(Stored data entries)
____________________

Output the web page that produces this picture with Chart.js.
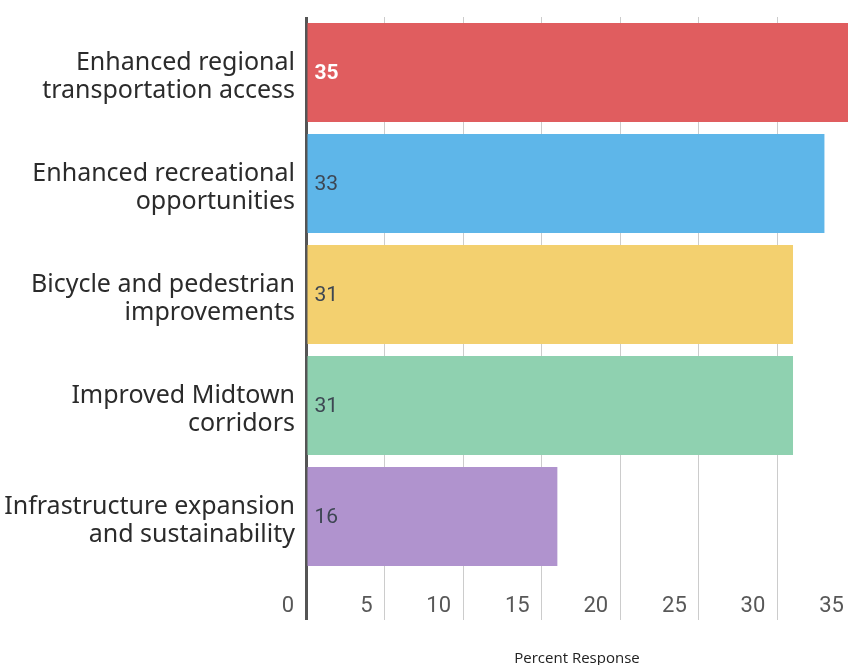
<!DOCTYPE html>
<html>
<head>
<meta charset="utf-8">
<script src="https://cdn.jsdelivr.net/npm/chart.js@4"></script>
<style>
  html, body { margin: 0; padding: 0; background: #fff; }
  #wrap { width: 848px; height: 665px; }
</style>
</head>
<body>
<div id="wrap"><canvas id="chart"></canvas></div>
<script>
var categories = [
    ['Enhanced regional', 'transportation access'],
    ['Enhanced recreational', 'opportunities'],
    ['Bicycle and pedestrian', 'improvements'],
    ['Improved Midtown', 'corridors'],
    ['Infrastructure expansion', 'and sustainability']
];
var values = [35, 33, 31, 31, 16];
var barColors = ['#e05d5f', '#5eb6e9', '#f3d06f', '#8fd1b0', '#b093ce'];
var valueColors = ['#ffffff', '#3d4652', '#3d4652', '#3d4652', '#3d4652'];
var tickValues = [0, 5, 10, 15, 20, 25, 30, 35];

// numeri dentro le barre
var barValues = {
    id: 'barValues',
    afterDatasetsDraw: function(chart) {
        var ctx = chart.ctx;
        var meta = chart.getDatasetMeta(0);
        ctx.save();
        ctx.textAlign = 'left';
        ctx.textBaseline = 'middle';
        meta.data.forEach(function(bar, i) {
            ctx.font = (i === 0 ? 'bold ' : '') + '21px Roboto';
            ctx.fillStyle = valueColors[i];
            ctx.fillText(String(values[i]), bar.base + 7, bar.y + 1);
        });
        ctx.restore();
    }
};

new Chart(document.getElementById('chart'), {
    type: 'bar',
    data: {
        labels: categories,
        datasets: [{
            data: values,
            backgroundColor: barColors,
            borderWidth: 0,
            categoryPercentage: 0.89,
            barPercentage: 1
        }]
    },
    options: {
        indexAxis: 'y',
        responsive: true,
        maintainAspectRatio: false,
        animation: false,
        layout: { padding: { top: 17, right: 0, bottom: 0, left: 0 } },
        plugins: { legend: { display: false }, tooltip: { enabled: false } },
        scales: {
            x: {
                min: 0,
                max: 34.5,
                afterBuildTicks: function(scale) {
                    scale.ticks = tickValues.map(function(v) { return { value: v }; });
                },
                afterFit: function(scale) {
                    scale.height = 93;
                    scale.paddingLeft = 0;
                    scale.paddingRight = 0;
                },
                border: { display: false },
                grid: {
                    color: function(c) { return c.tick && c.tick.value === 0 ? '#555555' : '#cccccc'; },
                    lineWidth: function(c) { return c.tick && c.tick.value === 0 ? 3 : 1; },
                    tickLength: 48
                },
                ticks: {
                    autoSkip: false,
                    align: 'end',
                    labelOffset: -12,
                    padding: -27,
                    maxRotation: 0,
                    color: '#585858',
                    font: { family: 'Roboto', size: 22 }
                },
                title: {
                    display: true,
                    text: 'Percent Response',
                    color: '#222222',
                    padding: { top: 0, bottom: -3 },
                    font: { family: 'Open Sans', size: 15 }
                }
            },
            y: {
                afterFit: function(scale) {
                    scale.width = 306;
                    scale.paddingTop = 0;
                    scale.paddingBottom = 0;
                },
                border: { display: false },
                grid: { display: false },
                ticks: {
                    padding: 3,
                    labelOffset: 4,
                    color: '#2b2b2b',
                    font: { family: 'Noto Sans', size: 25, lineHeight: 1.12 }
                }
            }
        }
    },
    plugins: [barValues]
});
</script>
</body>
</html>
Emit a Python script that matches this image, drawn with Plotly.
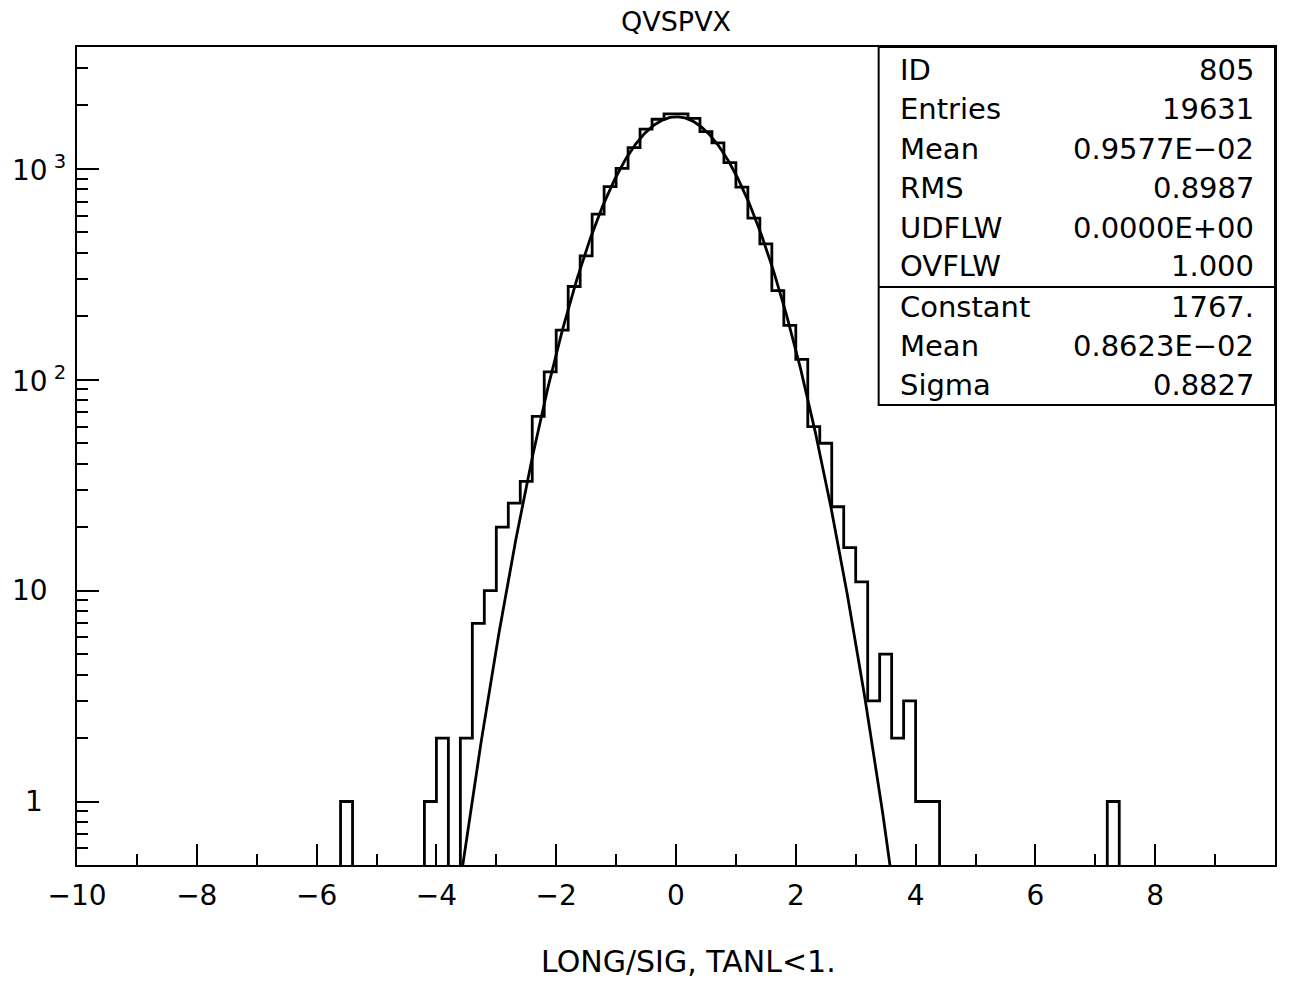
import numpy as np
import plotly.graph_objects as go

# ---------------- data ----------------
X_MIN, X_MAX, BIN_W = -10.0, 10.0, 0.2
Y_MIN, Y_MAX = 0.5, 3786.0

bin_low = [-5.6, -4.2, -4.0, -3.6, -3.4, -3.2, -3.0, -2.8, -2.6, -2.4,
           -2.2, -2.0, -1.8, -1.6, -1.4, -1.2, -1.0, -0.8, -0.6, -0.4,
           -0.2, 0.0, 0.2, 0.4, 0.6, 0.8, 1.0, 1.2, 1.4, 1.6,
           1.8, 2.0, 2.2, 2.4, 2.6, 2.8, 3.0, 3.2, 3.4, 3.6,
           3.8, 4.0, 4.2, 7.2]
counts = [1, 1, 2, 2, 7, 10, 20, 26, 33, 67,
          109, 172, 277, 387, 610, 824, 1007, 1262, 1545, 1720,
          1823, 1823, 1738, 1503, 1330, 1072, 819, 584, 441, 265,
          181, 125, 60, 50, 25, 16, 11, 3, 5, 2,
          3, 1, 1, 1]

# Gaussian fit parameters (from the stats box)
fit_constant = 1767.0
fit_mean = 0.8623e-02
fit_sigma = 0.8827

x_major = [-10, -8, -6, -4, -2, 0, 2, 4, 6, 8]
x_minor = [-9, -7, -5, -3, -1, 1, 3, 5, 7, 9]
y_major = [1, 10, 100, 1000]
y_major_text = ["1", "10", "10<sup> 2</sup>", "10<sup> 3</sup>"]
y_minor = [0.6, 0.7, 0.8, 0.9] + [m * d for d in (1, 10, 100) for m in range(2, 10)] + [2000, 3000]

stats_labels = ["ID", "Entries", "Mean", "RMS", "UDFLW", "OVFLW", "Constant", "Mean", "Sigma"]
stats_values = ["805", "19631", "0.9577E\u221202", "0.8987", "0.0000E+00", "1.000",
                "1767.", "0.8623E\u221202", "0.8827"]

title_text = "QVSPVX"
xtitle_text = "LONG/SIG, TANL&lt;1."

# ---------------- build ----------------
FONT = "DejaVu Sans"
W, H = 1289, 981
L, R, T, B = 77, 12, 47, 116
PW, PH = W - L - R, H - T - B


def px_x(px):
    return (px - L) / PW


def px_y(py):
    return (H - B - py) / PH


nb = int(round((X_MAX - X_MIN) / BIN_W))
full = np.zeros(nb)
for lo, c in zip(bin_low, counts):
    full[int(round((lo - X_MIN) / BIN_W))] = c
edges = X_MIN + BIN_W * np.arange(nb + 1)
floor = 0.05
ys = np.where(full > 0, full, floor)
step_y = np.append(ys, ys[-1])

xs_fit = np.linspace(-3.9, 3.9, 600)
ys_fit = fit_constant * np.exp(-0.5 * ((xs_fit - fit_mean) / fit_sigma) ** 2)

fig = go.Figure()
fig.add_trace(go.Scatter(x=edges, y=step_y, mode="lines", line_shape="hv",
                         line=dict(color="black", width=2.8), showlegend=False,
                         hoverinfo="skip"))
fig.add_trace(go.Scatter(x=xs_fit, y=ys_fit, mode="lines",
                         line=dict(color="black", width=2.8), showlegend=False,
                         hoverinfo="skip"))

fig.update_layout(
    width=W, height=H,
    margin=dict(l=L, r=R, t=T, b=B),
    paper_bgcolor="white", plot_bgcolor="white",
    font=dict(family=FONT, color="black", size=28),
)

fig.update_xaxes(
    range=[X_MIN, X_MAX], showgrid=False, zeroline=False,
    showline=True, linecolor="black", linewidth=2, mirror=True,
    tickmode="array", tickvals=x_major,
    ticks="inside", ticklen=21, tickwidth=2, tickcolor="black",
    tickfont=dict(family=FONT, size=28, color="black"),
    ticklabelstandoff=4,
    minor=dict(tickmode="array", tickvals=x_minor, ticks="inside", ticklen=11,
               tickwidth=2, tickcolor="black", showgrid=False),
)
fig.update_yaxes(
    type="log", range=[np.log10(Y_MIN), np.log10(Y_MAX)],
    showgrid=False, zeroline=False,
    showline=True, linecolor="black", linewidth=2, mirror=True,
    tickmode="array", tickvals=y_major, showticklabels=False,
    ticks="inside", ticklen=22, tickwidth=2, tickcolor="black",
    minor=dict(tickmode="array", tickvals=y_minor, ticks="inside", ticklen=11,
               tickwidth=2, tickcolor="black", showgrid=False),
)

annotations = []
for v, t in zip(y_major, y_major_text):
    annotations.append(dict(x=px_x(10), xref="paper", y=np.log10(v), yref="y",
                            text=t, showarrow=False,
                            xanchor="center" if v == 1 else "left", yanchor="middle",
                            font=dict(family=FONT, size=28, color="black")))
annotations[0]["x"] = px_x(34)

annotations.append(dict(x=0.5, xref="paper", y=px_y(22), yref="paper", text=title_text,
                        showarrow=False, xanchor="center", yanchor="middle",
                        font=dict(family=FONT, size=27, color="black")))
annotations.append(dict(x=px_x(690), xref="paper", y=px_y(961), yref="paper", text=xtitle_text,
                        showarrow=False, xanchor="center", yanchor="middle",
                        font=dict(family=FONT, size=30, color="black")))

row_y = [70, 109, 149, 188, 228, 266, 307, 346, 385]
for lab, val, ry in zip(stats_labels, stats_values, row_y):
    annotations.append(dict(x=px_x(899), xref="paper", y=px_y(ry), yref="paper", text=lab,
                            showarrow=False, xanchor="left", yanchor="middle",
                            font=dict(family=FONT, size=29, color="black")))
    annotations.append(dict(x=px_x(1258), xref="paper", y=px_y(ry), yref="paper", text=val,
                            showarrow=False, xanchor="right", yanchor="middle",
                            font=dict(family=FONT, size=29, color="black")))

fig.update_layout(annotations=annotations)

fig.add_shape(type="rect", xref="paper", yref="paper",
              x0=px_x(880), x1=1.0, y0=px_y(405), y1=1.0,
              line=dict(color="black", width=2), fillcolor="white", layer="above")
fig.add_shape(type="line", xref="paper", yref="paper",
              x0=px_x(880), x1=1.0, y0=px_y(287), y1=px_y(287),
              line=dict(color="black", width=2), layer="above")

fig.write_html("out.html")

____________________

#### [What you are asked to do]
Only the number is wanted: how many lines of the data contain the word "this"?

#### [Written solution]
2